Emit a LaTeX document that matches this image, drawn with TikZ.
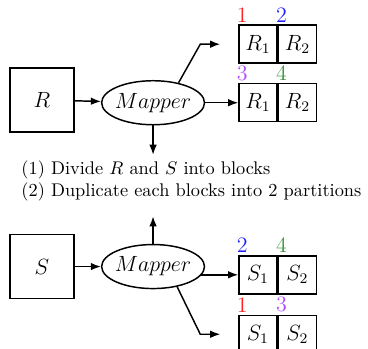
\documentclass[tikz,border=0pt]{standalone}
\usetikzlibrary{shapes.geometric,arrows.meta,positioning}
\definecolor{numRed}{HTML}{FF2020}
\definecolor{numBlue}{HTML}{2020FF}
\definecolor{numPurple}{HTML}{B04CFF}
\definecolor{numGreen}{HTML}{3A963A}

\begin{document}
\begin{tikzpicture}[
    blk/.style={draw, thick, minimum size=35pt, inner sep=0pt, font=\large},
    mapper/.style={draw, thick, ellipse, minimum width=55pt, minimum height=24pt,
                   inner xsep=-1pt, inner ysep=0pt, font=\large},
    cell/.style={draw, thick, minimum size=20.7pt, inner sep=0pt, font=\large},
    num/.style={anchor=south west, inner sep=0pt, xshift=-1pt, yshift=1pt, font=\large},
    arr/.style={-{Latex[length=5.5pt]}, thick},
  ]
  \useasboundingbox (0,0) rectangle (200.6pt,-190.2pt);

  % R side
  \node[blk] (R) at (22.9pt,-54.5pt) {$R$};
  \node[mapper, right=14.2pt of R, yshift=-1.5pt] (mr) {$Mapper$};
  \node[cell, right=18pt of mr] (r3) {$R_1$};
  \node[cell, right=0pt of r3] (r4) {$R_2$};
  \node[cell, above=10.4pt of r3] (r1) {$R_1$};
  \node[cell, right=0pt of r1] (r2) {$R_2$};

  \node[num, text=numRed] at (r1.north west) {1};
  \node[num, text=numBlue] at (r2.north west) {2};
  \node[num, text=numPurple] at (r3.north west) {3};
  \node[num, text=numGreen] at (r4.north west) {4};

  \coordinate[left=9.8pt of r1.west] (rtip);
  \coordinate[left=20.7pt of r1.west] (rbend);
  \coordinate[below=16pt of mr.south] (rdown);

  \draw[arr] (R) -- (mr);
  \draw[arr] (mr) -- (r3);
  \draw[arr] (mr.38) -- (rbend) -- (rtip);
  \draw[arr] (mr.south) -- (rdown);

  % Steps
  \node[below right=14.8pt and 6.5pt of R.south west, anchor=north west,
        align=left, inner sep=0pt] (steps)
    {(1) Divide $R$ and $S$ into blocks\\
     (2) Duplicate each blocks into 2 partitions};

  % S side
  \node[blk, below=55pt of R] (S) {$S$};
  \node[mapper, right=14.2pt of S] (ms) {$Mapper$};
  \node[cell, right=18pt of ms, yshift=-4.5pt] (s1) {$S_1$};
  \node[cell, right=0pt of s1] (s2) {$S_2$};
  \node[cell, below=10.9pt of s1] (s3) {$S_1$};
  \node[cell, right=0pt of s3] (s4) {$S_2$};

  \node[num, text=numBlue] at (s1.north west) {2};
  \node[num, text=numGreen] at (s2.north west) {4};
  \node[num, text=numRed] at (s3.north west) {1};
  \node[num, text=numPurple] at (s4.north west) {3};

  \coordinate[left=9.8pt of s3.west] (stip);
  \coordinate[left=20.7pt of s3.west] (sbend);
  \coordinate[above=15pt of ms.north] (sup);
  \coordinate (sout) at (ms.-10 |- s1.west);

  \draw[arr] (S) -- (ms);
  \draw[arr] (sout) -- (s1);
  \draw[arr] (ms.-40) -- (sbend) -- (stip);
  \draw[arr] (ms.north) -- (sup);
\end{tikzpicture}
\end{document}
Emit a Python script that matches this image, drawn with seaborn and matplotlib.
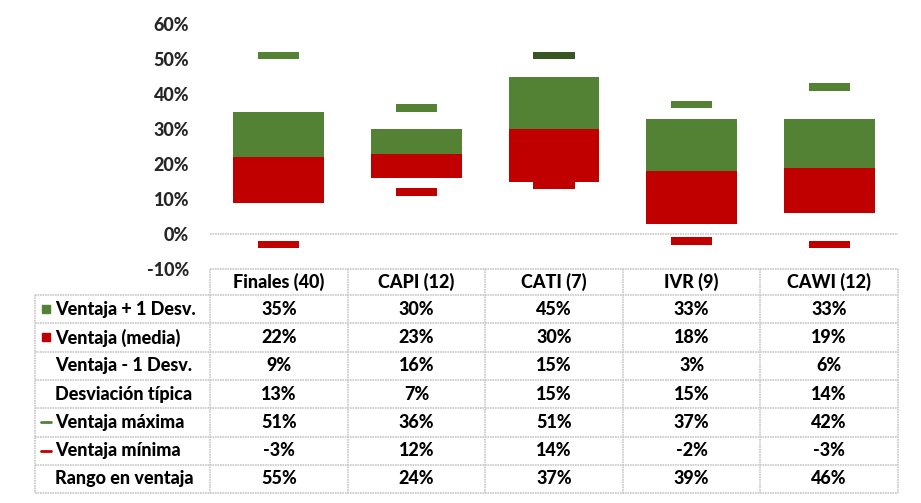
import numpy as np
import seaborn as sns
import matplotlib.pyplot as plt
from matplotlib.lines import Line2D
from matplotlib.patches import Rectangle

cats = ["Finales (40)", "CAPI (12)", "CATI (7)", "IVR (9)", "CAWI (12)"]
plus = [35, 30, 45, 33, 33]
media = [22, 23, 30, 18, 19]
minus = [9, 16, 15, 3, 6]
std = [13, 7, 15, 15, 14]
maxv = [51, 36, 51, 37, 42]
minv = [-3, 12, 14, -2, -3]
rango = [55, 24, 37, 39, 46]

row_labels = ["Ventaja + 1 Desv.", "Ventaja (media)", "Ventaja - 1 Desv.",
              "Desviación típica", "Ventaja máxima", "Ventaja mínima",
              "Rango en ventaja"]
rows = [plus, media, minus, std, maxv, minv, rango]

green = "#548235"
dkgreen = "#375623"
red = "#C00000"
grid_c = "#c8c8c8"

sns.set_theme(style="white")
plt.rcParams["font.family"] = ["Lato", "DejaVu Sans"]
fw = "black"
fs = 13

W, H = 921, 503
fig = plt.figure(figsize=(W / 100, H / 100), dpi=100)


def fx(px):
    return px / W


def fy(py):
    return 1 - py / H


ax = fig.add_axes([fx(210), fy(269), fx(898) - fx(210), fy(24) - fy(269)])

bkw = dict(saturation=1, errorbar=None, linewidth=0, ax=ax)
# red: minus -> media, green: media -> plus
sns.barplot(x=cats, y=np.array(media) - np.array(minus), bottom=minus,
            color=red, width=0.66, **bkw)
sns.barplot(x=cats, y=np.array(plus) - np.array(media), bottom=media,
            color=green, width=0.66, **bkw)

# max / min markers
mk_h = 2.2
sns.barplot(x=cats, y=[mk_h] * 5, bottom=np.array(maxv) - mk_h / 2,
            color=green, width=0.3, **bkw)
ax.patches[-3].set_facecolor(dkgreen)  # CATI max is darker
sns.barplot(x=cats, y=[mk_h] * 5, bottom=np.array(minv) - mk_h / 2,
            color=red, width=0.3, **bkw)

ax.axhline(0, color=grid_c, lw=1.2, ls=(0, (1, 0.5)), zorder=0)
ax.set_xlim(-0.5, 4.5)
ax.set_ylim(-10, 60)
ax.set_yticks(range(-10, 61, 10))
ax.set_yticklabels([f"{v}%" for v in range(-10, 61, 10)], fontsize=fs,
                   fontweight=fw)
ax.tick_params(axis="y", length=0, pad=15)
ax.set_xticks([])
ax.set_xlabel("")
ax.set_ylabel("")
for s in ax.spines.values():
    s.set_visible(False)

# data table
col_x = [210 + k * 137.6 for k in range(6)]
top = 269
hdr_b = 295
row_h = 28.3
row_y = [hdr_b + i * row_h for i in range(8)]
lkw = dict(color=grid_c, lw=1.2, ls=(0, (1, 0.5)))

fig.add_artist(Line2D([fx(col_x[0]), fx(col_x[-1])], [fy(top), fy(top)], **lkw))
for y in row_y:
    fig.add_artist(Line2D([fx(35), fx(col_x[-1])], [fy(y), fy(y)], **lkw))
for x in col_x:
    fig.add_artist(Line2D([fx(x), fx(x)], [fy(top), fy(row_y[-1])], **lkw))
fig.add_artist(Line2D([fx(35), fx(35)], [fy(hdr_b), fy(row_y[-1])], **lkw))

tkw = dict(fontsize=fs, fontweight=fw, va="center", color="black")
for j, c in enumerate(cats):
    fig.text(fx(col_x[j] + 68.8), fy((top + hdr_b) / 2), c, ha="center", **tkw)

for i, (lab, vals) in enumerate(zip(row_labels, rows)):
    yc = (row_y[i] + row_y[i + 1]) / 2
    fig.text(fx(55), fy(yc), lab, ha="left", **tkw)
    for j, v in enumerate(vals):
        fig.text(fx(col_x[j] + 68.8), fy(yc), f"{v}%", ha="center", **tkw)

# legend keys
keys = {0: ("sq", green), 1: ("sq", red), 4: ("ln", green), 5: ("ln", red)}
for i, (kind, col) in keys.items():
    yc = (row_y[i] + row_y[i + 1]) / 2
    if kind == "sq":
        fig.add_artist(Rectangle((fx(42), fy(yc + 4)), fx(8), 8 / H,
                                 color=col, transform=fig.transFigure))
    else:
        fig.add_artist(Line2D([fx(41), fx(51)], [fy(yc), fy(yc)],
                              color=col, lw=2))

fig.savefig("out.png", dpi=100)
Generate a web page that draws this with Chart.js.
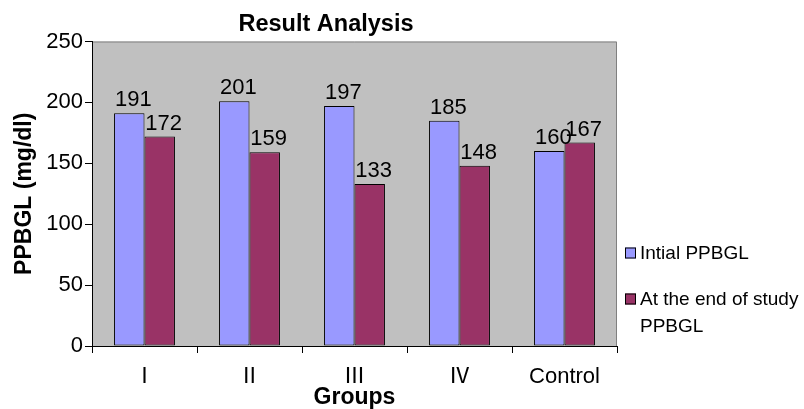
<!DOCTYPE html>
<html>
<head>
<meta charset="utf-8">
<script src="https://cdn.jsdelivr.net/npm/chart.js@4.4.1/dist/chart.umd.min.js"></script>
<style>
  html, body { margin: 0; padding: 0; background: #fff; }
</style>
</head>
<body>
<canvas id="chart" width="804" height="409"></canvas>
<script>
const groups = ['Ⅰ', 'Ⅱ', 'Ⅲ', 'Ⅳ', 'Control'];
const initialPPBGL = [191, 201, 197, 185, 160];
const endOfStudyPPBGL = [172, 159, 133, 148, 167];
const seriesLabels = ['Intial PPBGL', 'At the end of study PPBGL'];
const legendLines = [['Intial PPBGL'], ['At the end of study', 'PPBGL']];
const seriesColors = ['#9999FF', '#993366'];
const yMin = 0, yMax = 250, yStep = 50;

Chart.defaults.font.family = "'Liberation Sans', Arial, 'Noto Sans CJK JP', sans-serif";
Chart.defaults.color = '#000';

// gray plot area like the old Excel chart
const plotBackground = {
    id: 'plotBackground',
    beforeDraw(chart) {
        const { ctx, chartArea: a } = chart;
        ctx.save();
        ctx.fillStyle = '#C0C0C0';
        ctx.fillRect(a.left, a.top, a.right - a.left, a.bottom - a.top);
        ctx.strokeStyle = '#808080';
        ctx.lineWidth = 1;
        ctx.beginPath();
        ctx.moveTo(a.left, a.top + 0.5);
        ctx.lineTo(a.right - 0.5, a.top + 0.5);
        ctx.lineTo(a.right - 0.5, a.bottom);
        ctx.stroke();
        ctx.restore();
    }
};

const valueLabels = {
    id: 'valueLabels',
    afterDatasetsDraw(chart) {
        const ctx = chart.ctx;
        ctx.save();
        ctx.font = "22px 'Liberation Sans', Arial, sans-serif";
        ctx.fillStyle = '#000';
        ctx.textAlign = 'center';
        ctx.textBaseline = 'alphabetic';
        chart.data.datasets.forEach((ds, i) => {
            chart.getDatasetMeta(i).data.forEach((bar, j) => {
                ctx.fillText(String(ds.data[j]), bar.x + 4, bar.y - 7);
            });
        });
        ctx.restore();
    }
};

const sideLegend = {
    id: 'sideLegend',
    afterDraw(chart) {
        const { ctx, chartArea: a } = chart;
        const x = a.right + 8;
        let top = a.top + 206;
        ctx.save();
        ctx.font = "19px 'Liberation Sans', Arial, sans-serif";
        ctx.textBaseline = 'alphabetic';
        ctx.textAlign = 'left';
        legendLines.forEach((lines, i) => {
            ctx.fillStyle = seriesColors[i];
            ctx.fillRect(x, top, 11, 11);
            ctx.strokeStyle = '#000';
            ctx.lineWidth = 1;
            ctx.strokeRect(x + 0.5, top + 0.5, 10, 10);
            ctx.fillStyle = '#000';
            lines.forEach((line, k) => {
                ctx.fillText(line, x + 15, top + 11 + k * 27);
            });
            top += 46;
        });
        ctx.restore();
    }
};

const barStyle = {
    borderColor: '#000',
    borderWidth: 1,
    borderSkipped: false,
    categoryPercentage: 0.58,
    barPercentage: 1
};

new Chart(document.getElementById('chart'), {
    type: 'bar',
    data: {
        labels: groups,
        datasets: [
            { label: seriesLabels[0], data: initialPPBGL, backgroundColor: seriesColors[0], ...barStyle },
            { label: seriesLabels[1], data: endOfStudyPPBGL, backgroundColor: seriesColors[1], ...barStyle }
        ]
    },
    options: {
        responsive: false,
        animation: false,
        devicePixelRatio: 1,
        layout: { padding: { left: 35, right: 187, top: 0, bottom: 0 } },
        plugins: {
            legend: { display: false },
            tooltip: { enabled: false },
            title: {
                display: true,
                text: 'Result Analysis',
                color: '#000',
                font: { size: 23.5, weight: 'bold', lineHeight: 1 },
                padding: { top: 13, bottom: 5 }
            }
        },
        scales: {
            x: {
                offset: true,
                grid: { offset: true, drawOnChartArea: false, drawTicks: true, tickLength: 7, color: '#000', tickColor: '#000' },
                border: { color: '#000', width: 1 },
                ticks: { color: '#000', font: { size: 22, lineHeight: 1 }, padding: 13, maxRotation: 0, autoSkip: false },
                title: {
                    display: true,
                    text: 'Groups',
                    color: '#000',
                    font: { size: 23, weight: 'bold', lineHeight: 1 },
                    padding: { top: 0, bottom: 0 }
                },
                afterFit: scale => { scale.height = 63; }
            },
            y: {
                min: yMin,
                max: yMax,
                grid: { drawOnChartArea: false, drawTicks: true, tickLength: 7, color: '#000', tickColor: '#000' },
                border: { color: '#000', width: 1 },
                ticks: { stepSize: yStep, color: '#000', font: { size: 22 }, padding: 2 },
                title: {
                    display: true,
                    text: 'PPBGL (mg/dl)',
                    color: '#000',
                    font: { size: 23, weight: 'bold', lineHeight: 1 },
                    padding: { top: -22, bottom: 0 }
                },
                afterFit: scale => { scale.width = 57; }
            }
        }
    },
    plugins: [plotBackground, valueLabels, sideLegend]
});
</script>
</body>
</html>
************
Exercise prompt — Of all the lines in the listing above, how many contain the word "matplotlib"? Answer with the number alone.

Solution — 4